Paiements par carte de crédit en faveur d’une plateforme de rencontres peu scrupuleuse
Si un client constate des défauts dans les biens ou services qu’il a payés avec sa carte de crédit, il doit en principe s’adresser directement au commerçant ayant accepté la carte de crédit comme moyen de paiement. A cette fin, il ne peut pas réclamer de remboursement à l’émettrice de la carte de crédit, dans la mesure où celle-ci n’est qu’un simple intermédiaire de paiement et ne participe pas à l’opération de base entre le client et le commerçant. C’est du moins ce qui ressort de toutes les conditions usuelles applicables aux cartes de crédit connues de l’Ombudsman.
Nonobstant ce qui précède, tous les grands réseaux de cartes de crédit prévoient des procédures de rétrofacturation («chargeback»). Dans ce cadre, les paiements par carte de crédit pour lesquels il existe des motifs de remboursement clairement définis peuvent être réclamés dans certains délais via le réseau de cartes de crédit. Ces procédures de rétrofacturation ont pour but de permettre, dans les cas univoques, un remboursement simple et rapide des transactions contestées. Si un client fait valoir qu’il n’a pas déclenché une transaction spécifique, il doit la contester rapidement afin que les délais de rétrofacturation puissent être respectés par l’émettrice de la carte de crédit. Si un bien ou un service n’a pas été livré ou n’a pas été fourni comme promis, des délais de réclamation parfois plus longs s’appliquent.

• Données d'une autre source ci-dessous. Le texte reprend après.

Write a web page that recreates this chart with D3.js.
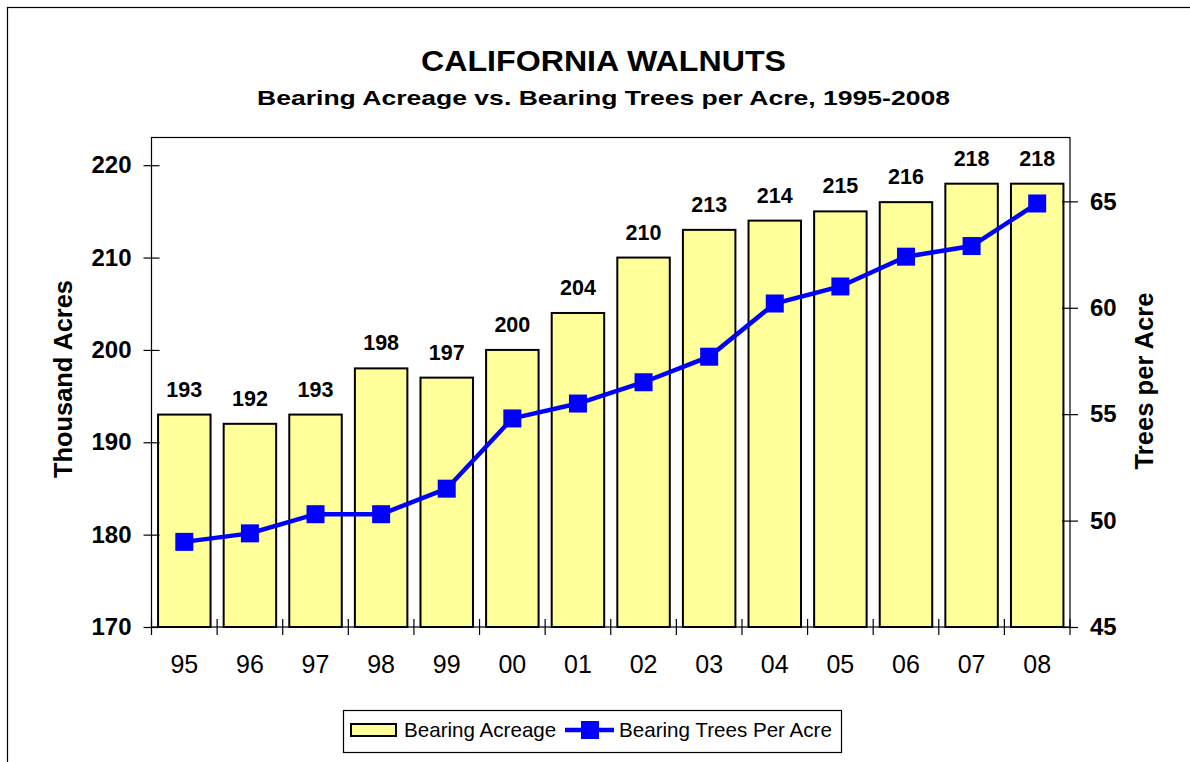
<!DOCTYPE html>
<html>
<head>
<meta charset="utf-8">
<script src="https://cdn.jsdelivr.net/npm/d3@7"></script>
<style>
  body { margin: 0; background: #fff; }
  svg { font-family: "Liberation Sans", Arial, sans-serif; }
</style>
</head>
<body>
<div id="chart"></div>
<script>
// data
const years = ["95", "96", "97", "98", "99", "00", "01", "02", "03", "04", "05", "06", "07", "08"];
const acreage = [193, 192, 193, 198, 197, 200, 204, 210, 213, 214, 215, 216, 218, 218];
const treesPerAcre = [49.0, 49.4, 50.3, 50.3, 51.5, 54.8, 55.5, 56.5, 57.7, 60.2, 61.0, 62.4, 62.9, 64.9];
const leftTicks = [170, 180, 190, 200, 210, 220];
const rightTicks = [45, 50, 55, 60, 65];

const width = 1190;
const height = 762;
const plot = { left: 151.5, right: 1070, top: 137.5, bottom: 627 };

const svg = d3.select("#chart")
  .append("svg")
  .attr("width", width)
  .attr("height", height);

// outer frame (runs off the right and bottom edges)
svg.append("rect")
  .attr("x", 7.5)
  .attr("y", 7.5)
  .attr("width", 1250)
  .attr("height", 800)
  .attr("fill", "none")
  .attr("stroke", "#000")
  .attr("stroke-width", 1.2);

const x = d3.scaleBand()
  .domain(years)
  .range([plot.left, plot.right]);

const yLeft = d3.scaleLinear()
  .domain([170, 223])
  .range([plot.bottom, plot.top]);

const yRight = d3.scaleLinear()
  .domain([45, 68])
  .range([plot.bottom, plot.top]);

// plot area border
svg.append("rect")
  .attr("x", plot.left)
  .attr("y", plot.top)
  .attr("width", plot.right - plot.left)
  .attr("height", plot.bottom - plot.top)
  .attr("fill", "none")
  .attr("stroke", "#000")
  .attr("stroke-width", 1.2);

// Bars
const bw = x.bandwidth();
svg.selectAll(".bar")
  .data(acreage)
  .join("rect")
  .attr("class", "bar")
  .attr("x", (d, i) => x(years[i]) + bw * 0.1)
  .attr("y", d => yLeft(d))
  .attr("width", bw * 0.8)
  .attr("height", d => yLeft(170) - yLeft(d))
  .attr("fill", "#FFFF99")
  .attr("stroke", "#000")
  .attr("stroke-width", 2);

// bar labels
svg.selectAll(".bar-label")
  .data(acreage)
  .join("text")
  .attr("class", "bar-label")
  .attr("x", (d, i) => x(years[i]) + bw / 2)
  .attr("y", d => yLeft(d) - 18)
  .attr("text-anchor", "middle")
  .style("font-size", "21.5px")
  .style("font-weight", "bold")
  .text(d => d);

// Line + square markers
const line = d3.line()
  .x((d, i) => x(years[i]) + bw / 2)
  .y(d => yRight(d));

svg.append("path")
  .datum(treesPerAcre)
  .attr("d", line)
  .attr("fill", "none")
  .attr("stroke", "#0000FF")
  .attr("stroke-width", 4.5);

svg.selectAll(".marker")
  .data(treesPerAcre)
  .join("rect")
  .attr("class", "marker")
  .attr("x", (d, i) => x(years[i]) + bw / 2 - 9)
  .attr("y", d => yRight(d) - 9)
  .attr("width", 18)
  .attr("height", 18)
  .attr("fill", "#0000FF");

// Left axis
const leftAxis = svg.append("g")
  .attr("transform", `translate(${plot.left},0)`)
  .call(d3.axisLeft(yLeft).tickValues(leftTicks).tickSize(8).tickPadding(12));
leftAxis.select(".domain").remove();
leftAxis.selectAll(".tick line").attr("x1", -8).attr("x2", 8).attr("stroke-width", 1.2);
leftAxis.selectAll("text")
  .style("font-size", "24px")
  .style("font-weight", "bold")
  .attr("fill", "#000")
  .attr("font-family", null);

// Right axis
const rightAxis = svg.append("g")
  .attr("transform", `translate(${plot.right},0)`)
  .call(d3.axisRight(yRight).tickValues(rightTicks).tickSize(8).tickPadding(12));
rightAxis.select(".domain").remove();
rightAxis.selectAll(".tick line").attr("x1", -8).attr("x2", 8).attr("stroke-width", 1.2);
rightAxis.selectAll("text")
  .style("font-size", "24px")
  .style("font-weight", "bold")
  .attr("fill", "#000")
  .attr("font-family", null);

// Bottom axis: labels centred, ticks on category boundaries
const bottomAxis = svg.append("g")
  .attr("transform", `translate(0,${plot.bottom})`)
  .call(d3.axisBottom(x).tickSize(0).tickPadding(28));
bottomAxis.select(".domain").remove();
bottomAxis.selectAll("text")
  .style("font-size", "25px")
  .attr("fill", "#000")
  .attr("font-family", null);

svg.selectAll(".xtick")
  .data(years.concat(["end"]))
  .join("line")
  .attr("class", "xtick")
  .attr("x1", (d, i) => i < years.length ? x(d) : plot.right)
  .attr("x2", (d, i) => i < years.length ? x(d) : plot.right)
  .attr("y1", plot.bottom - 8)
  .attr("y2", plot.bottom + 8)
  .attr("stroke", "#000")
  .attr("stroke-width", 1.2);

// Axis titles
svg.append("text")
  .attr("transform", `translate(72,379) rotate(-90)`)
  .attr("text-anchor", "middle")
  .attr("textLength", 198)
  .attr("lengthAdjust", "spacingAndGlyphs")
  .style("font-size", "25px")
  .style("font-weight", "bold")
  .text("Thousand Acres");

svg.append("text")
  .attr("transform", `translate(1153,381) rotate(-90)`)
  .attr("text-anchor", "middle")
  .attr("textLength", 177)
  .attr("lengthAdjust", "spacingAndGlyphs")
  .style("font-size", "25px")
  .style("font-weight", "bold")
  .text("Trees per Acre");

// Titles
svg.append("text")
  .attr("x", 603.5)
  .attr("y", 71)
  .attr("text-anchor", "middle")
  .attr("textLength", 365)
  .attr("lengthAdjust", "spacingAndGlyphs")
  .style("font-size", "29px")
  .style("font-weight", "bold")
  .text("CALIFORNIA WALNUTS");

svg.append("text")
  .attr("x", 603.5)
  .attr("y", 105)
  .attr("text-anchor", "middle")
  .attr("textLength", 693)
  .attr("lengthAdjust", "spacingAndGlyphs")
  .style("font-size", "21px")
  .style("font-weight", "bold")
  .text("Bearing Acreage vs. Bearing Trees per Acre, 1995-2008");

// Legend
const legend = svg.append("g");
legend.append("rect")
  .attr("x", 343.5)
  .attr("y", 710.5)
  .attr("width", 498)
  .attr("height", 42)
  .attr("fill", "#fff")
  .attr("stroke", "#000")
  .attr("stroke-width", 1.2);

legend.append("rect")
  .attr("x", 351)
  .attr("y", 724)
  .attr("width", 45)
  .attr("height", 12)
  .attr("fill", "#FFFF99")
  .attr("stroke", "#000")
  .attr("stroke-width", 2);

legend.append("text")
  .attr("x", 404)
  .attr("y", 737)
  .style("font-size", "20.6px")
  .text("Bearing Acreage");

legend.append("line")
  .attr("x1", 565)
  .attr("x2", 614)
  .attr("y1", 730)
  .attr("y2", 730)
  .attr("stroke", "#0000FF")
  .attr("stroke-width", 4.5);

legend.append("rect")
  .attr("x", 581)
  .attr("y", 721)
  .attr("width", 18)
  .attr("height", 18)
  .attr("fill", "#0000FF");

legend.append("text")
  .attr("x", 619)
  .attr("y", 737)
  .style("font-size", "20.6px")
  .text("Bearing Trees Per Acre");
</script>
</body>
</html>
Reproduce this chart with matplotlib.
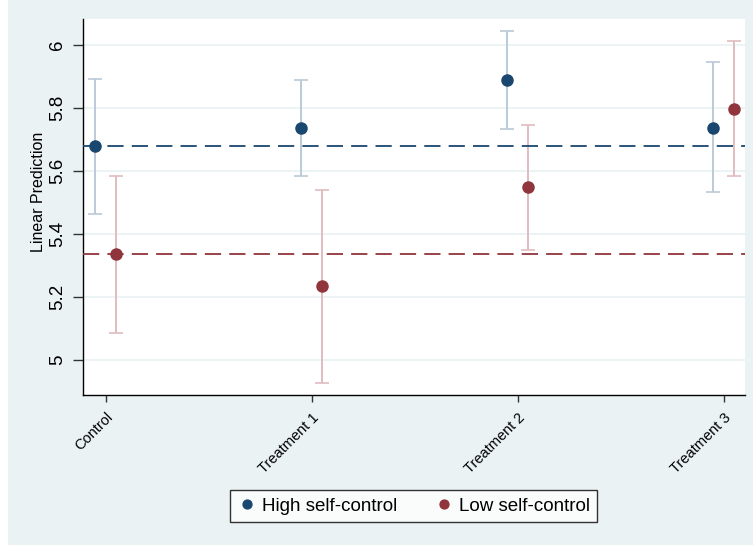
import matplotlib
matplotlib.use("Agg")
import matplotlib.pyplot as plt
from matplotlib.patches import Rectangle
import numpy as np

plt.rcParams['font.family'] = ['Liberation Sans', 'DejaVu Sans']

categories = ["Control", "Treatment 1", "Treatment 2", "Treatment 3"]

high_mean = [5.678, 5.737, 5.887, 5.737]
high_lo = [5.464, 5.584, 5.732, 5.531]
high_hi = [5.890, 5.888, 6.043, 5.944]

low_mean = [5.336, 5.233, 5.548, 5.797]
low_lo = [5.085, 4.928, 5.349, 5.583]
low_hi = [5.584, 5.539, 5.745, 6.010]

high_ref = 5.677
low_ref = 5.336

yticks = [5, 5.2, 5.4, 5.6, 5.8, 6]
ytick_labels = ["5", "5.2", "5.4", "5.6", "5.8", "6"]

navy = "#1A476F"
maroon = "#90353B"
navy_ci = "#BACAD8"
maroon_ci = "#E0BCC0"
bg = "#EAF2F3"

fig = plt.figure(figsize=(7.53, 5.5), dpi=100)
fig.patch.set_facecolor("white")
fig.add_artist(Rectangle((8 / 753, 5 / 550), 1 - 8 / 753, 1 - 5 / 550,
                         transform=fig.transFigure, facecolor=bg,
                         edgecolor="none", zorder=-10))

ax = fig.add_axes([82.7 / 753, 1 - 395 / 550, (745 - 82.7) / 753, (395 - 19) / 550])
ax.set_facecolor("white")

x = np.arange(len(categories))
off = 0.05

for i in range(len(categories)):
    ax.errorbar(x[i] - off, high_mean[i],
                yerr=[[high_mean[i] - high_lo[i]], [high_hi[i] - high_mean[i]]],
                fmt="none", ecolor=navy_ci, elinewidth=1.4, capsize=5,
                capthick=1.2, zorder=2)
    ax.errorbar(x[i] + off, low_mean[i],
                yerr=[[low_mean[i] - low_lo[i]], [low_hi[i] - low_mean[i]]],
                fmt="none", ecolor=maroon_ci, elinewidth=1.4, capsize=5,
                capthick=1.2, zorder=2)

ax.axhline(high_ref, color=navy, lw=1.3, ls=(0, (9, 4.5)), zorder=3)
ax.axhline(low_ref, color=maroon, lw=1.3, ls=(0, (9, 4.5)), zorder=3)

ax.plot(x - off, high_mean, "o", color=navy, ms=8, ls="none", zorder=4,
        label="High self-control")
ax.plot(x + off, low_mean, "o", color=maroon, ms=8, ls="none", zorder=4,
        label="Low self-control")

ax.set_xlim(-0.112, 3.103)
ax.set_ylim(4.889, 6.081)
ax.set_yticks(yticks)
ax.set_yticklabels(ytick_labels, rotation=90, va="center", fontsize=13.5)
ax.set_xticks(x)
ax.set_xticklabels(categories, rotation=45, ha="right",
                   rotation_mode="anchor", fontsize=10.5)
ax.grid(axis="y", color=bg, lw=1.3, zorder=0)
ax.set_axisbelow(True)

for s in ["top", "right"]:
    ax.spines[s].set_visible(False)
for s in ["left", "bottom"]:
    ax.spines[s].set_color("black")
    ax.spines[s].set_linewidth(1.0)
ax.tick_params(axis="both", width=1.0, color="#333333", labelcolor="black")
ax.tick_params(axis="y", length=7, pad=5)
ax.tick_params(axis="x", length=5, pad=6)

ax.set_ylabel("Linear Prediction", fontsize=11.5)
ax.yaxis.set_label_coords(-(82.7 - 46) / (745 - 82.7), (395 - 192) / (395 - 19))

leg = fig.legend(loc="center", bbox_to_anchor=(413.5 / 753, 1 - 506 / 550),
                 ncol=2, fontsize=13.5, frameon=True, fancybox=False,
                 handletextpad=0.3, columnspacing=2.0, handlelength=1.0,
                 borderpad=0.4, markerscale=0.8)
leg.get_frame().set_edgecolor("black")
leg.get_frame().set_linewidth(1.0)
leg.get_frame().set_facecolor("white")

fig.savefig("out.png", dpi=100, facecolor=fig.get_facecolor())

Dans un tel cas, le client doit toutefois d’abord tenter de clarifier la situation directement avec le commerçant.
Les conditions de cartes de crédit connues de l’Ombudsman ne confèrent au client aucun droit contractuel à ce que l’émettrice de la carte de crédit procède à une rétrofacturation en cas de paiement contesté. L’Ombudsman estime néanmoins que toute émettrice de cartes de crédit est tenue d’engager une telle procédure en vertu de son devoir de fidélité envers le client, pour autant que les conditions prévues pour la rétrofacturation soient remplies. En l’espèce, la banque a expliqué au client qu’il avait contesté trop tard sa facture de carte de crédit. Tel aurait été le cas si le client avait affirmé ne pas avoir déclenché la transaction. Or, ce point n’était pas contesté. Ce que le client déplorait en l’espèce, c’était de ne pas avoir reçu la prestation, en l’occurrence la possibilité de rencontrer une femme, que promettait le commerçant, à savoir la plateforme de rencontres. Dans les règles de la rétrofacturation, le motif «service not as described» s’applique dans une telle situation. Comme des délais plus longs sont prévus dans ce cas, l’Ombudsman a prié la banque de réexaminer le dossier.
Dans sa prise de position à l’attention de l’Ombudsman, la banque a expliqué que les contestations du client étaient des conjectures et des allégations infondées qui ne pouvaient pas être clarifiées dans le cadre d’une procédure de rétrofacturation. Elle a en outre soutenu que la réclamation du client ne pouvait être attribuée à aucun motif de rétrofacturation et a par conséquent refusé d’ouvrir une procédure de rétrofacturation à la demande de l’Ombudsman. Compte tenu de l’attitude inflexible de la banque sur cette question, l’Ombudsman s’est vu contraint de mettre un terme à ses efforts de médiation.
Dans son courrier final au client, l’Ombudsman lui a expliqué que les transactions qu’il avait effectuées pouvaient en principe lui être imputées conformément aux conditions applicables à sa carte de crédit, et qu’il devait dès lors payer la facture correspondante. Il regrettait toutefois que la banque n’ait pas consenti à ouvrir une procédure de rétrofacturation afin d’essayer de récupérer le montant versé au commerçant. A ses yeux, la contestation du client remplissait au moins potentiellement le motif de rétrofacturation «service not as described», et le délai pour faire valoir ce motif n’était pas encore échu.
L’Ombudsman partageait toutefois l’avis de la banque selon lequel une procédure de rétrofacturation n’aurait eu presque aucune chance d’aboutir en l’espèce. En effet, il ne ressort pas du dossier que le client avait dans un premier temps adressé ses réclamations directement à la plateforme de rencontres, ce qui aurait été une condition préalable à l’ouverture de la procédure de rétrofacturation. En outre, le service fourni par la plateforme de rencontres ne pouvait que faire l’objet d’une vérification de plausibilité dans le cadre de cette procédure, et il aurait été tout à fait possible pour le commerçant de démontrer que le client avait pu entrer en contact avec d’éventuelles partenaires de la manière convenue. Or, une telle preuve aurait conduit au rejet de la demande de rétrofacturation, car il n’aurait sans doute pas été possible de déterminer si des femmes se cachaient bel et bien derrière les profils présentés.